A remarkable, “hard to describe” new film focuses on murders and torture committed in 1960s Indonesia, exploring “the limits of human cruelty” according to one Bill Goodykoontz in the Arizona Republic:
The events initially addressed in “The Act of Killing” are little known in the West: the slaughter of as many as a million people in Indonesia following the military’s seizure of power there in 1965. The victims were labeled Communists but included labor leaders, ethnic Chinese and intellectuals, with paramilitary groups carrying out the killings at the behest of the Indonesian Army and with the support of the United States and its allies, who worried that Indonesia, like Vietnam, would fall into Communist hands.

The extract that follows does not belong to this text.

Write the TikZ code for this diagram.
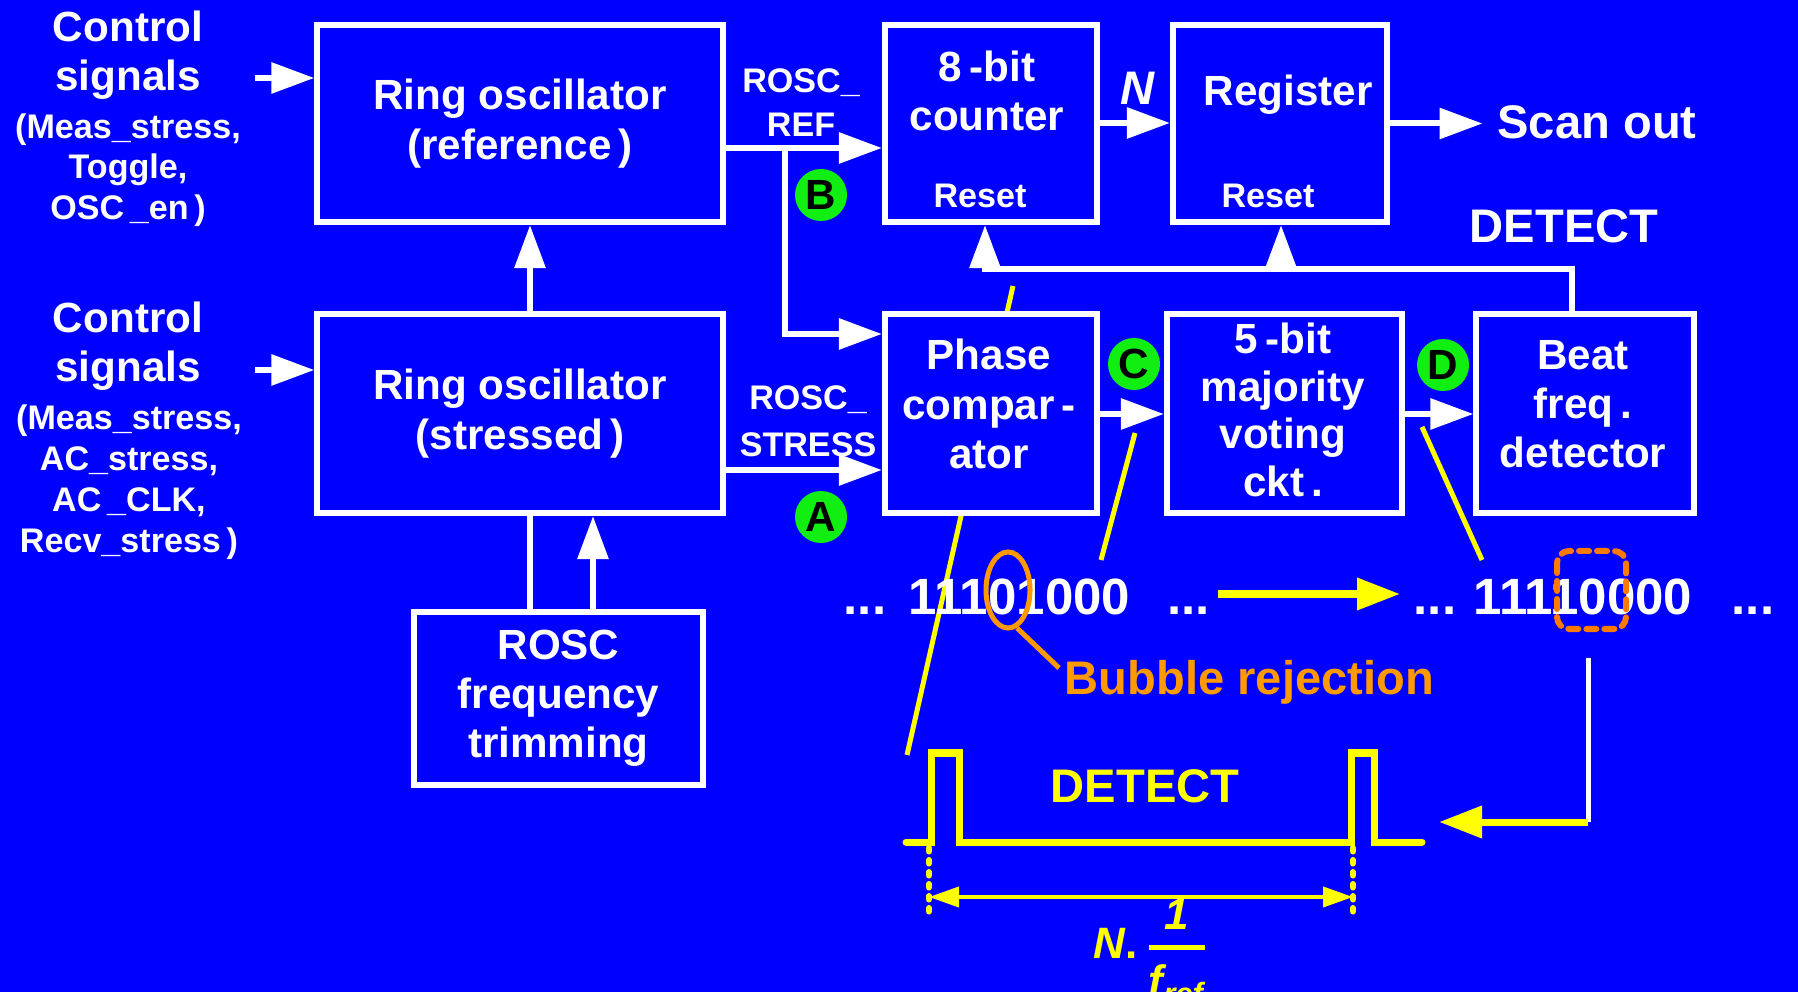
\documentclass[tikz,border=0pt]{standalone}
\usepackage{amsmath}
\usepackage{fontspec}
\setmainfont{Liberation Sans}
\usepackage{tikz}
\usetikzlibrary{arrows.meta,positioning}
\definecolor{bgc}{HTML}{0000FF}
\definecolor{ylw}{HTML}{FFFF00}
\definecolor{grn}{HTML}{11EE11}
\definecolor{orc}{HTML}{FF9900}
\definecolor{ordc}{HTML}{FF7A00}
\tikzset{
  box/.style={draw=white,line width=0.6mm,fill=bgc,text=white,align=center,inner sep=0pt,font=\bfseries\fontsize{12}{14}\selectfont},
  ar/.style={-{Triangle[length=4.3mm,width=3mm]},line width=0.6mm,white},
  ln/.style={line width=0.6mm,white},
  yar/.style={-{Triangle[length=4.3mm,width=3.1mm]},line width=0.7mm,ylw},
  yln/.style={line width=0.5mm,ylw},
  tagc/.style={circle,fill=grn,minimum size=5.2mm,inner sep=0pt,font=\bfseries\fontsize{12}{14}\selectfont},
  bigt/.style={text=white,align=center,inner sep=0pt,font=\bfseries\fontsize{12}{14}\selectfont},
  smlt/.style={text=white,align=center,inner sep=0pt,font=\bfseries\fontsize{9.7}{11.6}\selectfont},
  hugt/.style={inner sep=0pt,font=\bfseries\fontsize{13.4}{15}\selectfont},
  bits/.style={text=white,inner sep=0pt,anchor=base,font=\bfseries\fontsize{14.5}{16}\selectfont}
}
\begin{document}
\begin{tikzpicture}[x=0.01cm,y=-0.01cm]
\fill[bgc] (0,0) rectangle (1798,992);
\useasboundingbox (0,0) rectangle (1798,992);
\draw[yln] (1013,286) -- (907,755);

\node[box,minimum width=4.05cm,minimum height=1.97cm] (rref) at (520,123.5) {Ring oscillator\\(reference\,)};
\node[box,minimum width=4.05cm,minimum height=1.99cm] (rstr) at (520,413.5) {Ring oscillator\\(stressed\,)};
\node[box,minimum width=2.89cm,minimum height=1.73cm] (trim) at (558.5,698.5) {ROSC\\frequency\\trimming};
\node[box,minimum width=2.12cm,minimum height=1.97cm] (cnt) at (991,123.5) {};
\node[box,minimum width=2.14cm,minimum height=1.97cm] (reg) at (1280,123.5) {};
\node[box,minimum width=2.12cm,minimum height=1.99cm] (pcomp) at (991,413.5) {};
\node[box,minimum width=2.35cm,minimum height=1.99cm] (vote) at (1284.5,413.5) {};
\node[box,minimum width=2.17cm,minimum height=1.99cm] (beat) at (1585,413.5) {};
\node[bigt] (pcompt) at (989,404) {Phase\\compar\,-\\ator};
\node[bigt,font=\bfseries\fontsize{12}{13.6}\selectfont] (votet) at (1283,410) {5\,-bit\\majority\\voting\\ckt\,.};
\node[bigt] (beatt) at (1583,404) {Beat\\freq\,.\\detector};

\node[bigt] (cs1) at (128,55) {Control\\signals};
\node[smlt] (cp1) at (128,170) {(Meas\_stress,\\Toggle,\\OSC\,\_en\,)};
\node[bigt] (cs2) at (128,346) {Control\\signals};
\node[smlt] (cp2) at (129,482) {(Meas\_stress,\\AC\_stress,\\AC\,\_CLK,\\Recv\_stress\,)};
\coordinate (ci1) at (255,78);
\coordinate (ci2) at (255,370);
\draw[ar] (ci1) -- (rref.west |- ci1);
\draw[ar] (ci2) -- (rstr.west |- ci2);

\draw[ar] (rref.east |- 0,148) -- (cnt.west |- 0,148);
\coordinate (br) at (785,148);
\draw[ar] (br) |- (pcomp.west |- 0,334);
\draw[ar] (rstr.east |- 0,470) -- (pcomp.west |- 0,470);
\node[smlt,font=\bfseries\fontsize{9.7}{12.5}\selectfont] (lref) at (801,103) {ROSC\_\\REF};
\node[smlt,font=\bfseries\fontsize{9.7}{13.5}\selectfont] (lstr) at (808,421) {ROSC\_\\STRESS};
\draw[ar] (rstr.north -| 530,0) -- (rref.south -| 530,0);
\draw[ln] (trim.north -| 530,0) -- (rstr.south -| 530,0);
\draw[ar] (trim.north -| 593,0) -- (rstr.south -| 593,0);

\node[bigt,font=\bfseries\fontsize{12}{13.8}\selectfont] (cntt) at (987,91) {8\,-bit\\counter};
\node[smlt] (cntr) at (980,196) {Reset};
\node[bigt] (regt) at (1288,94.5) {Register};
\node[smlt] (regr) at (1268,196) {Reset};
\draw[ar] (cnt.east |- 0,123) -- (reg.west |- 0,123);
\node[hugt,text=white,font=\bfseries\itshape\fontsize{13.4}{15}\selectfont] (nn) at (1137,88) {N};
\node[hugt,text=white,outer sep=1.5mm] (scan) at (1597,122) {Scan out};
\draw[ar] (reg.east) -- (reg.east -| scan.west);
\node[hugt,text=white] (det) at (1564,226) {DETECT};

\coordinate (fb) at (1572,269);
\coordinate (fc) at (985,269);
\coordinate (fr) at (1281,269);
\draw[ln,line cap=rect] (beat.north -| fb) -- (fb) -- (fc);
\draw[ar] (fc) -- (cnt.south -| fc);
\draw[ar] (fr) -- (reg.south -| fr);
\draw[ar] (pcomp.east |- 0,414) -- (vote.west |- 0,414);
\draw[ar] (vote.east |- 0,414) -- (beat.west |- 0,414);

\node[tagc] (tb) at (821,195) {B};
\node[tagc] (ta) at (821,517) {A};
\node[tagc] (tc) at (1134,364) {C};
\node[tagc] (td) at (1443,365) {D};
\draw[yln] (1135,433) -- (1101,560);
\draw[yln] (1422,427) -- (1482,560);

\node[bits] (dl1) at (865,615) {...};
\node[bits] (bl) at (1019.5,615) {11101000};
\node[bits] (dl2) at (1188.5,615) {...};
\node[bits] (dr1) at (1435,615) {...};
\node[bits] (bright) at (1583,615) {11110000};
\node[bits] (dr2) at (1753,615) {...};
\coordinate (ya1) at (1218,594);
\coordinate (ya2) at (1400,594);
\draw[yar] (ya1) -- (ya2);

\draw[orc,line width=0.5mm] (1008,590) ellipse [x radius=0.22cm,y radius=0.38cm];
\draw[orc,line width=0.5mm] (1017,628) -- (1059,668);
\node[hugt,text=orc,anchor=base west] (bub) at (1064,695) {Bubble rejection};
\draw[ordc,line width=0.6mm,dash pattern=on 1mm off 0.8mm,line cap=round,rounded corners=1.2mm] (1557,551) rectangle (1626,629);

\coordinate (wv1) at (1588,658);
\coordinate (wv2) at (1588,822);
\coordinate (pa) at (1439,822);
\draw[white,line width=0.5mm] (wv1) -- (wv2);
\draw[yar] (wv2) -- (pa);

\draw[ylw,line width=0.7mm,line cap=round] (906,842) -- (931,842) -- (931,753) -- (959,753) -- (959,842) -- (1351,842) -- (1351,753) -- (1374,753) -- (1374,842) -- (1422,842);
\node[hugt,text=ylw] (dety) at (1145,786) {DETECT};
\draw[ylw,line width=0.6mm,dash pattern=on 0.35mm off 0.85mm,line cap=round] (929,848) -- (929,917);
\draw[ylw,line width=0.6mm,dash pattern=on 0.35mm off 0.85mm,line cap=round] (1353,848) -- (1353,917);
\draw[{Triangle[length=3mm,width=2mm]}-{Triangle[length=3mm,width=2mm]},ylw,line width=0.4mm] (929,897) -- (1353,897);
\node[anchor=base west,inner sep=0pt,text=ylw,font=\bfseries\fontsize{12.5}{14}\selectfont] (nf) at (1093,958) {$\textit{N}\textbf{.}\,\genfrac{}{}{1.4pt}{0}{\textit{1}}{\textit{f}_{\textit{ref}}}$};
\end{tikzpicture}
\end{document}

In Indonesia, the killings were “a kind of open secret, kept discreetly hidden so that if you wanted to, you could pretend it wasn’t happening,” said John Roosa, a scholar of Indonesian history at the University of British Columbia and the author of “Pretext for Mass Murder,” the leading book about the 1965 massacres. “So this film has become a provocation, an impetus for Indonesians to go back to the perpetrators and say, ‘Tell us exactly what happened.’ ”
Organized killings occurred all across Indonesia, the world’s fourth most-populous country, but Mr. Oppenheimer focuses on Medan, a large city in northern Sumatra. There a group of so-called “movie gangsters,” fans of John Wayne and Marlon Brando, as well as of mafia and American B-movies, did much of the killing, inspired in part by the films they loved.
What form is this film? Does it conform to or transform the traditional documentary format?
In view of all those issues, it seems pertinent to ask if “The Act of Killing” is a documentary at all. Mr. Morris, who has thought and written about the subject at considerable length, has no doubts.
“Of course it’s a documentary,” he said. “Documentary is not about form, a set of rules that are either followed or not, it’s an investigation into the nature of the real world, into what people thought and why they thought what they thought.”
But Mr. Oppenheimer offered a more nuanced view. He distinguishes between the observational style of the film’s first half and what comes after it pivots to the re-enactments.
“I think it almost stops being a documentary altogether,” he said. “It becomes a kind of hallucinatory aria, a kind of fever dream.” At that point, he added, the film “transcends documentary” and becomes a strange hybrid creation.